A block of data
────────

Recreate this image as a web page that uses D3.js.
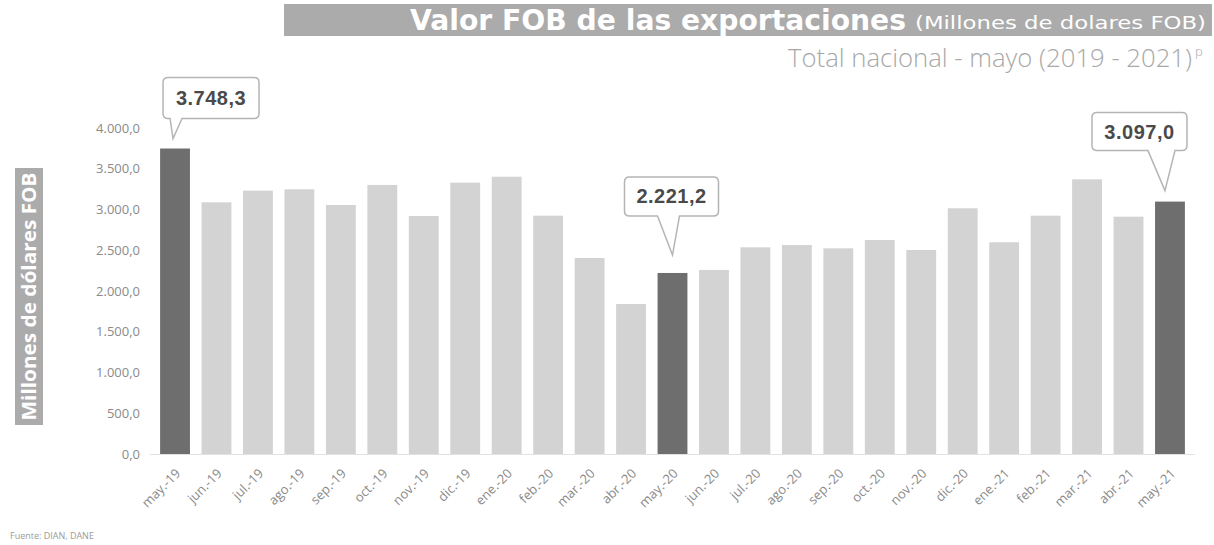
<!DOCTYPE html>
<html lang="es">
<head>
<meta charset="UTF-8">
<title>Valor FOB de las exportaciones</title>
<script src="https://d3js.org/d3.v7.min.js"></script>
<style>
  body { margin: 0; background: #fff; }
  svg { display: block; }
</style>
</head>
<body>
<script>
// months and export values (millones de dolares FOB)
const months = ["may.-19", "jun.-19", "jul.-19", "ago.-19", "sep.-19", "oct.-19", "nov.-19", "dic.-19",
  "ene.-20", "feb.-20", "mar.-20", "abr.-20", "may.-20", "jun.-20", "jul.-20", "ago.-20", "sep.-20",
  "oct.-20", "nov.-20", "dic.-20", "ene.-21", "feb.-21", "mar.-21", "abr.-21", "may.-21"];
const values = [3748.3, 3088, 3231, 3248, 3055, 3301, 2920, 3329,
  3402, 2924, 2405, 1840, 2221.2, 2258, 2536, 2564, 2524,
  2626, 2503, 3015, 2598, 2924, 3370, 2912, 3097.0];
// months that get a callout
const highlighted = ["may.-19", "may.-20", "may.-21"];
const yTicks = [0, 500, 1000, 1500, 2000, 2500, 3000, 3500, 4000];

const data = months.map((m, i) => ({ month: m, value: values[i] }));

const width = 1214, height = 545;
const svg = d3.select("body").append("svg")
  .attr("width", width).attr("height", height);

// format like 3.748,3
const es = d3.formatLocale({ decimal: ",", thousands: ".", grouping: [3], currency: ["", ""] });
const fmt = es.format(",.1f");

const x = d3.scaleBand().domain(months).range([154.3, 1190.7]).paddingInner(0.28).paddingOuter(0.14);
const y = d3.scaleLinear().domain([0, 4000]).range([454, 128]);

// title banner
svg.append("rect").attr("x", 284).attr("y", 4).attr("width", 928).attr("height", 32).attr("fill", "#ababab");
svg.append("text").attr("x", 410).attr("y", 30)
  .attr("fill", "#fff").attr("font-size", 28)
  .attr("textLength", 496).attr("lengthAdjust", "spacingAndGlyphs")
  .style("font-family", "'DejaVu Sans', sans-serif").style("font-weight", "bold")
  .text("Valor FOB de las exportaciones");
svg.append("text").attr("x", 915).attr("y", 29)
  .attr("fill", "#fff").attr("font-size", 18)
  .attr("textLength", 291).attr("lengthAdjust", "spacingAndGlyphs")
  .style("font-family", "'DejaVu Sans', sans-serif")
  .text("(Millones de dolares FOB)");

// subtitle
svg.append("text").attr("x", 788).attr("y", 67)
  .attr("fill", "#a8a8a8").attr("font-size", 25)
  .attr("textLength", 404).attr("lengthAdjust", "spacingAndGlyphs")
  .style("font-family", "'Open Sans', sans-serif").style("font-weight", 300)
  .text("Total nacional - mayo (2019 - 2021)");
svg.append("text").attr("x", 1195).attr("y", 56)
  .attr("fill", "#a8a8a8").attr("font-size", 13)
  .style("font-family", "'Open Sans', sans-serif").style("font-weight", 300)
  .text("p");

// y axis title box
svg.append("rect").attr("x", 15).attr("y", 168).attr("width", 28).attr("height", 257).attr("fill", "#ababab");
svg.append("text").attr("transform", "translate(36,296.5) rotate(-90)")
  .attr("text-anchor", "middle").attr("fill", "#fff").attr("font-size", 19)
  .attr("textLength", 248).attr("lengthAdjust", "spacingAndGlyphs")
  .style("font-family", "'Open Sans', sans-serif").style("font-weight", "bold")
  .text("Millones de dólares FOB");

// y axis
const yAxis = svg.append("g").attr("transform", "translate(140,0)")
  .call(d3.axisLeft(y).tickValues(yTicks).tickFormat(fmt).tickSize(0).tickPadding(0));
yAxis.select(".domain").remove();
yAxis.selectAll("text").attr("fill", "#8a8a8a").attr("font-size", 13)
  .style("font-family", "'Open Sans', sans-serif");

// baseline
svg.append("line").attr("x1", 150).attr("x2", 1195).attr("y1", y(0) + 0.5).attr("y2", y(0) + 0.5)
  .attr("stroke", "#e2e2e2").attr("stroke-width", 1);

// bars
svg.selectAll("rect.bar").data(data).enter().append("rect")
  .attr("class", "bar")
  .attr("x", d => x(d.month))
  .attr("y", d => y(d.value))
  .attr("width", x.bandwidth())
  .attr("height", d => y(0) - y(d.value))
  .attr("fill", d => highlighted.includes(d.month) ? "#6e6e6e" : "#d3d3d3");

// x axis labels
const xAxis = svg.append("g").attr("transform", "translate(0," + (y(0) + 4) + ")")
  .call(d3.axisBottom(x).tickSize(0).tickPadding(0));
xAxis.select(".domain").remove();
xAxis.selectAll("text")
  .attr("fill", "#8a8a8a").attr("font-size", 13)
  .style("font-family", "'Open Sans', sans-serif")
  .attr("text-anchor", "end")
  .attr("transform", "translate(3,13) rotate(-45)")
  .attr("dy", "0.35em").attr("y", 0).attr("x", 0);

// callouts: box offsets relative to the bar centre / bar top
const callouts = [
  { month: "may.-19", bx: -12, bw: 96, by: -71, bh: 41, px: [-5, 7], tip: [-2, -10] },
  { month: "may.-20", bx: -48, bw: 94, by: -96, bh: 39, px: [-15, 7], tip: [0, -18] },
  { month: "may.-21", bx: -78, bw: 95, by: -89, bh: 38, px: [-22, 5], tip: [-5, -11] }
];
callouts.forEach(c => {
  const d = data.find(e => e.month === c.month);
  const cx = x(d.month) + x.bandwidth() / 2;
  const top = y(d.value);
  const x0 = cx + c.bx, x1 = x0 + c.bw, y0 = top + c.by, y1 = y0 + c.bh;
  const r = 5;
  const path = d3.path();
  path.moveTo(x0 + r, y0);
  path.lineTo(x1 - r, y0);
  path.quadraticCurveTo(x1, y0, x1, y0 + r);
  path.lineTo(x1, y1 - r);
  path.quadraticCurveTo(x1, y1, x1 - r, y1);
  path.lineTo(cx + c.px[1], y1);
  path.lineTo(cx + c.tip[0], top + c.tip[1]);
  path.lineTo(cx + c.px[0], y1);
  path.lineTo(x0 + r, y1);
  path.quadraticCurveTo(x0, y1, x0, y1 - r);
  path.lineTo(x0, y0 + r);
  path.quadraticCurveTo(x0, y0, x0 + r, y0);
  path.closePath();
  svg.append("path").attr("d", path.toString())
    .attr("fill", "#fff").attr("stroke", "#b5b5b5").attr("stroke-width", 1.5);
  svg.append("text").attr("x", (x0 + x1) / 2).attr("y", (y0 + y1) / 2 + 7)
    .attr("text-anchor", "middle").attr("fill", "#4a4a4a").attr("font-size", 20)
    .style("font-family", "'Liberation Sans', sans-serif").style("font-weight", "bold")
    .style("letter-spacing", "0.5px")
    .text(fmt(d.value));
});

// source
svg.append("text").attr("x", 10).attr("y", 539).attr("fill", "#9a9a9a").attr("font-size", 9)
  .style("font-family", "'Open Sans', sans-serif").text("Fuente: DIAN, DANE");
</script>
</body>
</html>
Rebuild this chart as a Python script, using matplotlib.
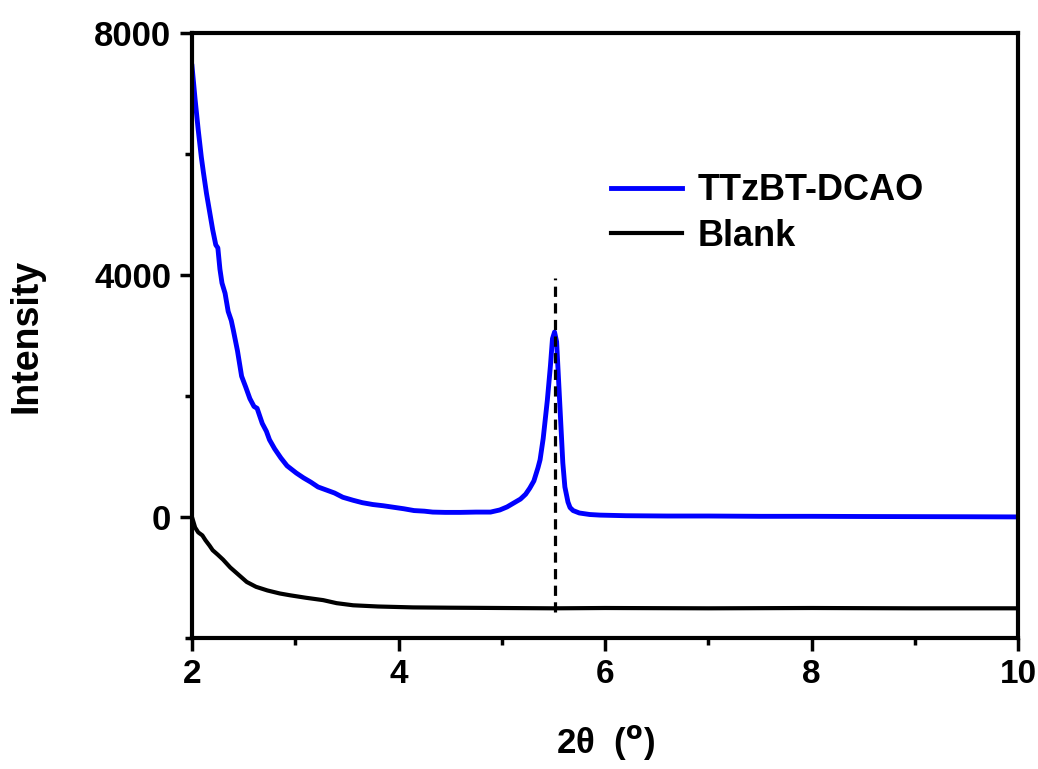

────────

**Problem description:** Each line in the material either holds the string "that" or does not. State how many do, and nothing else.

**Worked solution:** 2